Upwelling regions of the mantle can undergo partial melting as a result of decompression. Many models for the dynamics of these regions have largely ignored the actual melting process or have prescribed a uniform melting rate proportional to the upwelling velocity. This paper uses a simple model for an upwelling column to calculate the melting rate from conservation principles. The model rock comprises two chemical components, and is assumed to be in thermodynamic equilibrium.
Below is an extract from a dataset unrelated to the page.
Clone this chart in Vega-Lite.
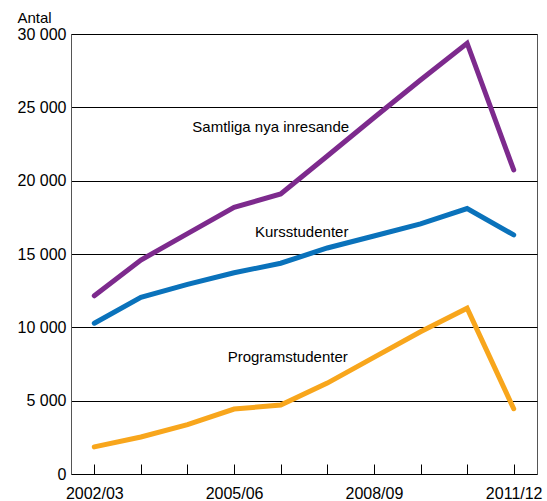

For idealized linear phase constraints the melting rate can be calculated analytically, and is found to be proportional to the average upwelling velocity of both the matrix and melt.A secondary aim is to discuss reactive instabilities; the model predicts that the one dimensional state will be linearly stable, whereas previous models have suggested that reactive infiltration instability should occur. This is argued to be a result of the ‘background’ melting rate which has not usually been fully accounted for, but which has a stabilizing effect. The model here can also be applied to a column in which some melt is already present, and in that case it does exhibit a channeling instability. It is concluded that accounting for melt production consistently in mid-ocean ridge models is important when assessing the likely modes of melt transport.

Research Highlights
► Fluid dynamical model for upwelling mantle incorporates a melting term.
► Idealized melting rate is proportional to mean vertical velocity of matrix and melt.
► Reactive channeling instability is possible but only if sufficient melt is present.
► One dimensional column appears stable — inflow conditions are important.